Input records:
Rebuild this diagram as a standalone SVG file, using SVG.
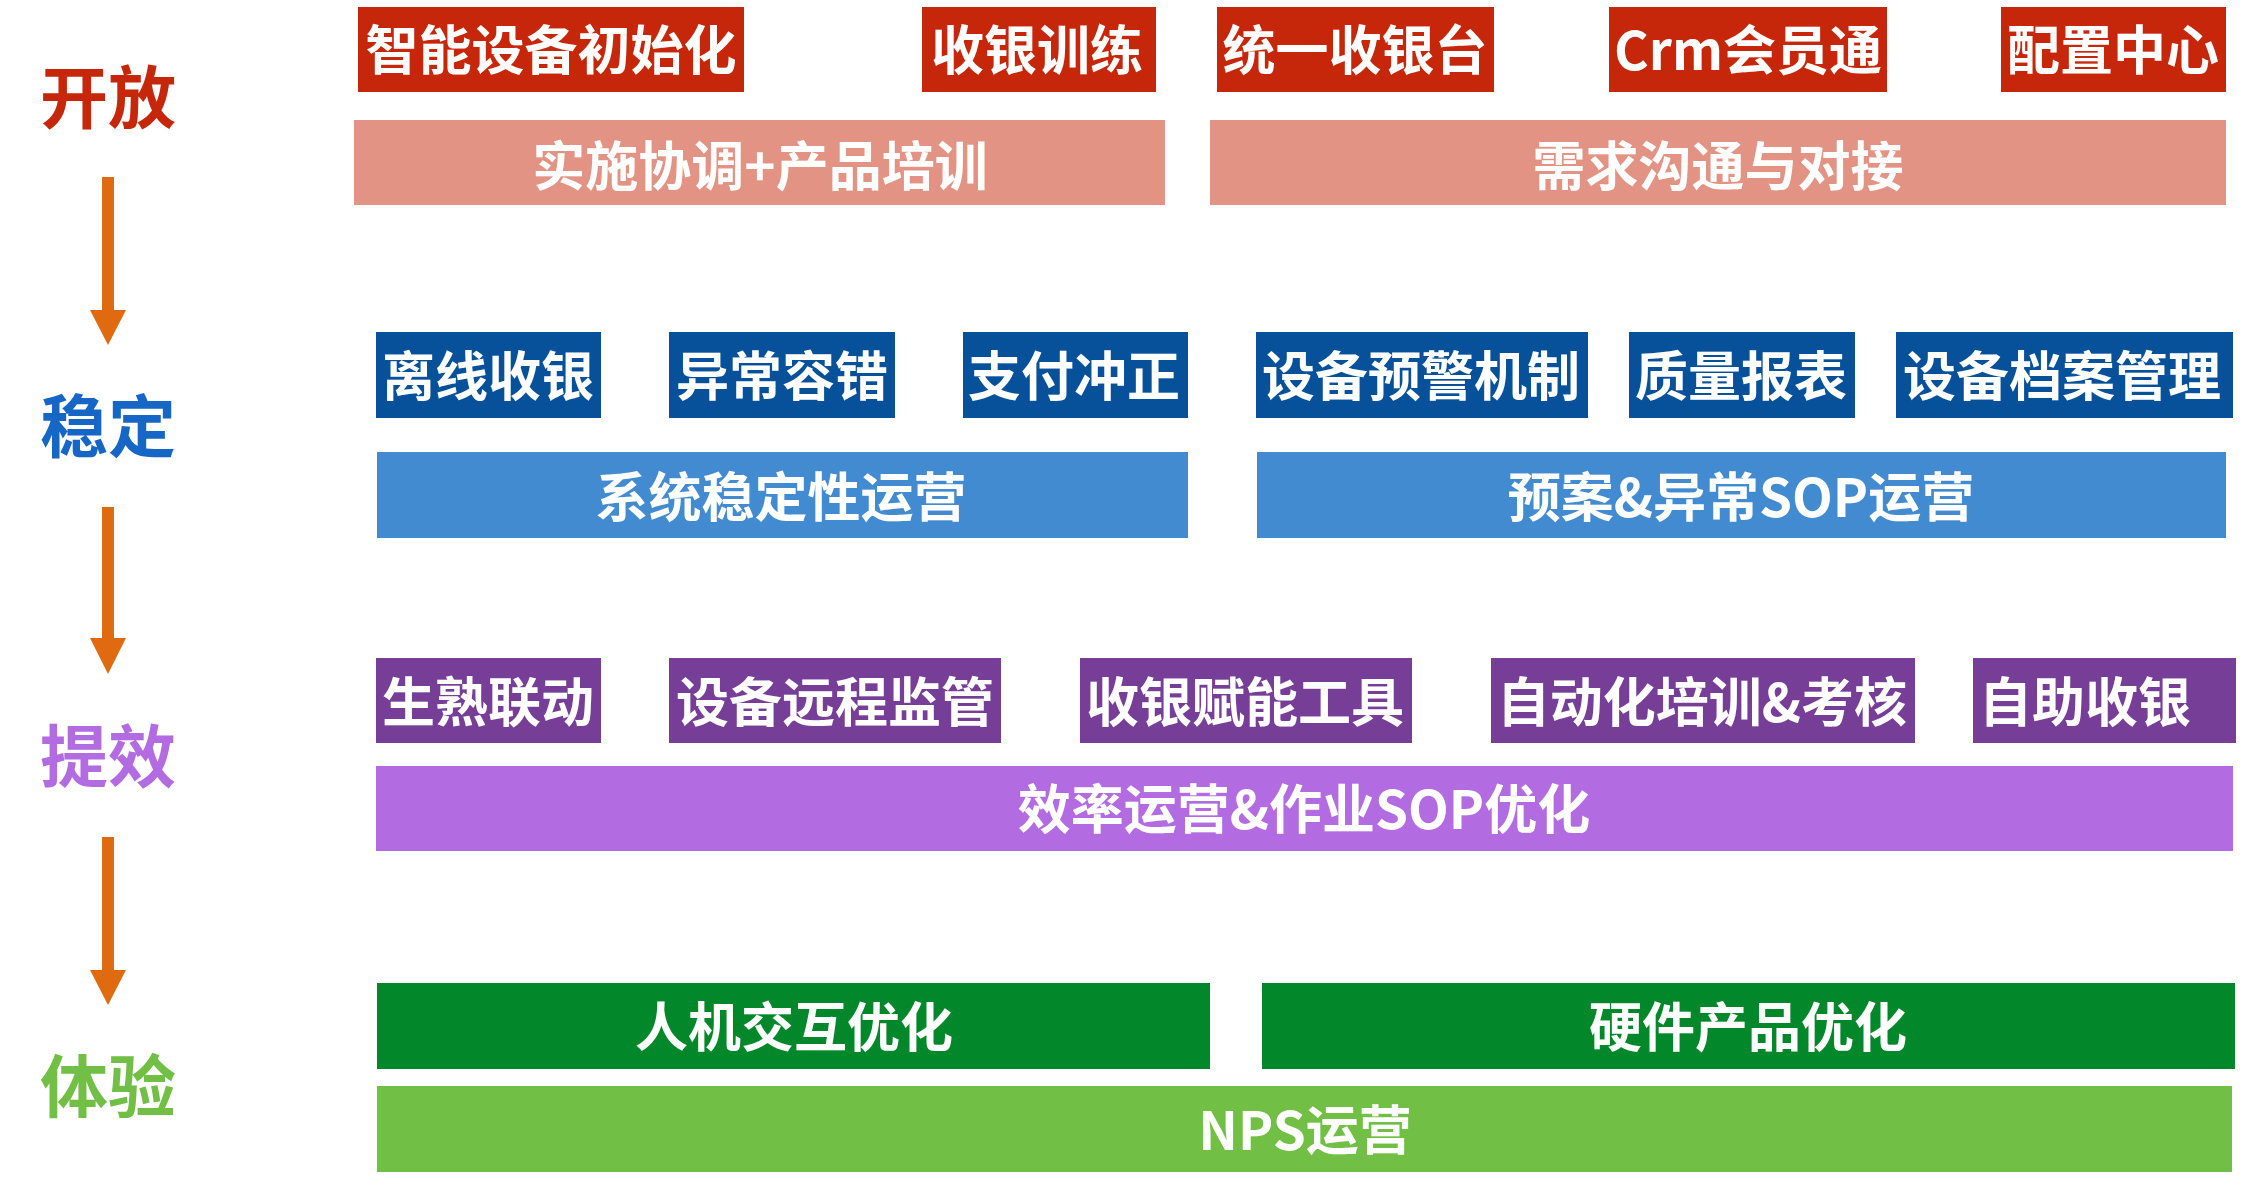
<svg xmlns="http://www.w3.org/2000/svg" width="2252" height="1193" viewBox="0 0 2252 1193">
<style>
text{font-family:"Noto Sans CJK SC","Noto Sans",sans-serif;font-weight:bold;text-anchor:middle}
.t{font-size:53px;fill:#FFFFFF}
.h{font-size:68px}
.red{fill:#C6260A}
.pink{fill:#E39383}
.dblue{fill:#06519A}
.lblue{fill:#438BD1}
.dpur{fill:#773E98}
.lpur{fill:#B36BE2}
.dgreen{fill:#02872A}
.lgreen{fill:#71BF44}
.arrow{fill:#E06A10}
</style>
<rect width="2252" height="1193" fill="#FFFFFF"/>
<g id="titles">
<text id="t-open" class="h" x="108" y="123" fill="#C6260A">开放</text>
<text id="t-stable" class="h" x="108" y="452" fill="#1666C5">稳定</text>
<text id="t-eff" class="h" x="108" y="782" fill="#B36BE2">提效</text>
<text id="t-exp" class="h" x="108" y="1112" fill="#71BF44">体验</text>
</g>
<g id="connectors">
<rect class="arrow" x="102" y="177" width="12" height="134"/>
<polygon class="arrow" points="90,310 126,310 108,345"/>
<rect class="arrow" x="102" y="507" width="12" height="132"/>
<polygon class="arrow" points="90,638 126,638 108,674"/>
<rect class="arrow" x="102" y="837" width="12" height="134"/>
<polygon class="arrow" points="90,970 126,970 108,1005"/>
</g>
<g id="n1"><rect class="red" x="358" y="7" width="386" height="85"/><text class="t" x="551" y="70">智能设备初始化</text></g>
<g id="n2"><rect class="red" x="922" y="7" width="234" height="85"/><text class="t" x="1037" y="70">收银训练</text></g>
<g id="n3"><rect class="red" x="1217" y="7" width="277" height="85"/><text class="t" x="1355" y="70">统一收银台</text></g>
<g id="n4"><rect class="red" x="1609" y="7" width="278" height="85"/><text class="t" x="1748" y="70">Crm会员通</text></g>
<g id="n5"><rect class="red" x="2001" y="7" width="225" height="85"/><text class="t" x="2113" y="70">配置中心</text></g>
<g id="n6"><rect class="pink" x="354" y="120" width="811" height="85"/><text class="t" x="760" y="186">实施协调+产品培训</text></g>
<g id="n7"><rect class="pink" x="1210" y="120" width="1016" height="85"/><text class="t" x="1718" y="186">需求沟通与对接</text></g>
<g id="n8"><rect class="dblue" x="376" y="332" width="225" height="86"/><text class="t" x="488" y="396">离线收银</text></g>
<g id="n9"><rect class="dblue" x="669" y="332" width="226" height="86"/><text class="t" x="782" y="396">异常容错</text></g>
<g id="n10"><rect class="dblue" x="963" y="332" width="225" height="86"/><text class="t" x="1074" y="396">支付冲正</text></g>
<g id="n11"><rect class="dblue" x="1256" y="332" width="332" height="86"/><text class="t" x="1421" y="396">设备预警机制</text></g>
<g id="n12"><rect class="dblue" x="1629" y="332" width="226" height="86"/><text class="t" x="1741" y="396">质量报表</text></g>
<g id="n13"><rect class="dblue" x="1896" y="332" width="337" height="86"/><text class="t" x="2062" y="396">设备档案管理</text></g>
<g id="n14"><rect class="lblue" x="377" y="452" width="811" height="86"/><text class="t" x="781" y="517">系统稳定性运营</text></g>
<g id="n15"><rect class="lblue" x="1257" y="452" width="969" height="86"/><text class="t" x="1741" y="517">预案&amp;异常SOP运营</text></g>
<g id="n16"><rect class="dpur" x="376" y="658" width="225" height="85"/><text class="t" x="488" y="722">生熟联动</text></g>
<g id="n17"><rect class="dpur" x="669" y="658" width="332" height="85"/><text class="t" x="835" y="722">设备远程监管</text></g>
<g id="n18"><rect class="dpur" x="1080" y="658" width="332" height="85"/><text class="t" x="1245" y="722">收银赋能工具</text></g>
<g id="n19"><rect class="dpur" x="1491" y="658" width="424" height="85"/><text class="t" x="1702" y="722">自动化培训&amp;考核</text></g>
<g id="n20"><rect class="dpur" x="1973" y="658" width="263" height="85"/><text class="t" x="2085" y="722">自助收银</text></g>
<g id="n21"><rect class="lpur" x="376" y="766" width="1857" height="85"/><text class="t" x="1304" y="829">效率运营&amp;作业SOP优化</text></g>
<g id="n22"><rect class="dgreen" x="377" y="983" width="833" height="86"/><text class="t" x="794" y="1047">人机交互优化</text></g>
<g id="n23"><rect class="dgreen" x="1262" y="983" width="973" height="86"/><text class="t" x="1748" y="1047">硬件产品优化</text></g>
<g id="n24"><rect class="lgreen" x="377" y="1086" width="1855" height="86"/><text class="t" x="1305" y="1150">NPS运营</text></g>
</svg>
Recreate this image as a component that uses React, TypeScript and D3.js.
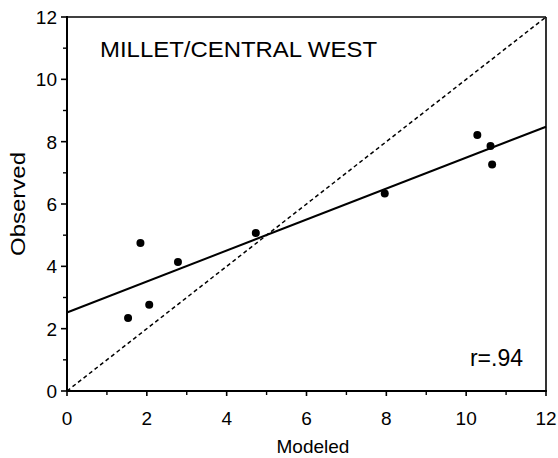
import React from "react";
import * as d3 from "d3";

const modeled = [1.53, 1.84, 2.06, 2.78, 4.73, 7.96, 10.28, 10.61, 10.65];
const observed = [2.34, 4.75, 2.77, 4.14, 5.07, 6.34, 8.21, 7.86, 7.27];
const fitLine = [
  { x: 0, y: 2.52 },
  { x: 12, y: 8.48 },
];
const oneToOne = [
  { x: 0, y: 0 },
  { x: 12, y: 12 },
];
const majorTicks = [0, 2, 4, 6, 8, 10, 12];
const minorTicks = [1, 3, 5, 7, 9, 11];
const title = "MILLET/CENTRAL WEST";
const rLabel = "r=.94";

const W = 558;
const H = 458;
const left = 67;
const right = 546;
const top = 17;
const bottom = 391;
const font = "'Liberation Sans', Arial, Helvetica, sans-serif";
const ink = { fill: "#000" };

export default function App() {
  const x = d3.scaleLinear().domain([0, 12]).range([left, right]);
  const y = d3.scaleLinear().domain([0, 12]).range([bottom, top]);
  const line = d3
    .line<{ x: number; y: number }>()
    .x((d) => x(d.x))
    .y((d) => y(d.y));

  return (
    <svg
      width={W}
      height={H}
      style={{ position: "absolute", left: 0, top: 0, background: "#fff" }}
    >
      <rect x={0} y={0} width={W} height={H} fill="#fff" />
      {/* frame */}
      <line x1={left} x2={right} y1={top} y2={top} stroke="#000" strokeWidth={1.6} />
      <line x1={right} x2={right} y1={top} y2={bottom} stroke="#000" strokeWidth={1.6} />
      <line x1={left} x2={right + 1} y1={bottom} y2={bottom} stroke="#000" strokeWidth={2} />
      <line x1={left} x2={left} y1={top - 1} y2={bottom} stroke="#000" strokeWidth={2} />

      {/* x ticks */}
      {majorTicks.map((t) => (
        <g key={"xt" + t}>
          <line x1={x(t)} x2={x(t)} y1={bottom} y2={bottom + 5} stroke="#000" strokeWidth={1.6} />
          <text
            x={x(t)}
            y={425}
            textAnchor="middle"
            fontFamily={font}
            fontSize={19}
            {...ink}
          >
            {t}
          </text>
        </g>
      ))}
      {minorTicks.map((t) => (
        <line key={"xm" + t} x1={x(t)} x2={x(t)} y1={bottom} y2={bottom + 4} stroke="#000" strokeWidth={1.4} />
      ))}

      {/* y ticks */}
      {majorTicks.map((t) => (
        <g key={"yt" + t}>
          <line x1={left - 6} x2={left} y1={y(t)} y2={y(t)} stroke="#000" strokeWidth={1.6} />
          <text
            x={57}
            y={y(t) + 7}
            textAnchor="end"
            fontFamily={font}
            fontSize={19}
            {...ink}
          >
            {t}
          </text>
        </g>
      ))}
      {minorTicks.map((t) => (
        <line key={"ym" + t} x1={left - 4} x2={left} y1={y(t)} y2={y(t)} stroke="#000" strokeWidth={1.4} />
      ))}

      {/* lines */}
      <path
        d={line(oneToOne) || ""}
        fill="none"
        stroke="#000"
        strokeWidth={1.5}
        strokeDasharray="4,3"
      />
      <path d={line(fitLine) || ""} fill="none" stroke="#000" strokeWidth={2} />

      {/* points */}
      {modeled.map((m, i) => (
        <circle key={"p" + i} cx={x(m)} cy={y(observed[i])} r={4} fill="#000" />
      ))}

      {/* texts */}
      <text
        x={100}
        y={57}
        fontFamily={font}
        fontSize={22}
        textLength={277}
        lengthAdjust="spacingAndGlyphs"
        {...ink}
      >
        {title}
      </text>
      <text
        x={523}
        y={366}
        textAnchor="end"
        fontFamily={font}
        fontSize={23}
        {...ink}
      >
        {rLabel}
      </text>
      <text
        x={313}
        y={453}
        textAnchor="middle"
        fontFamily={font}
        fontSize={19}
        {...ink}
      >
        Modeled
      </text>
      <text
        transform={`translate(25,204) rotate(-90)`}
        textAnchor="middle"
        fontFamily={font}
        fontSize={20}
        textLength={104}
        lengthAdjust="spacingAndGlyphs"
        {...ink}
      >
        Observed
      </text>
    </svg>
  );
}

Goal:
Every line from the one containing "Recreate this image" to the one containing "import * as" should be output exactly, both ends included. Nothing else goes in, and no pictures either.

Correct output:
Recreate this image as a component that uses React, TypeScript and D3.js.
import React from "react";
import * as d3 from "d3";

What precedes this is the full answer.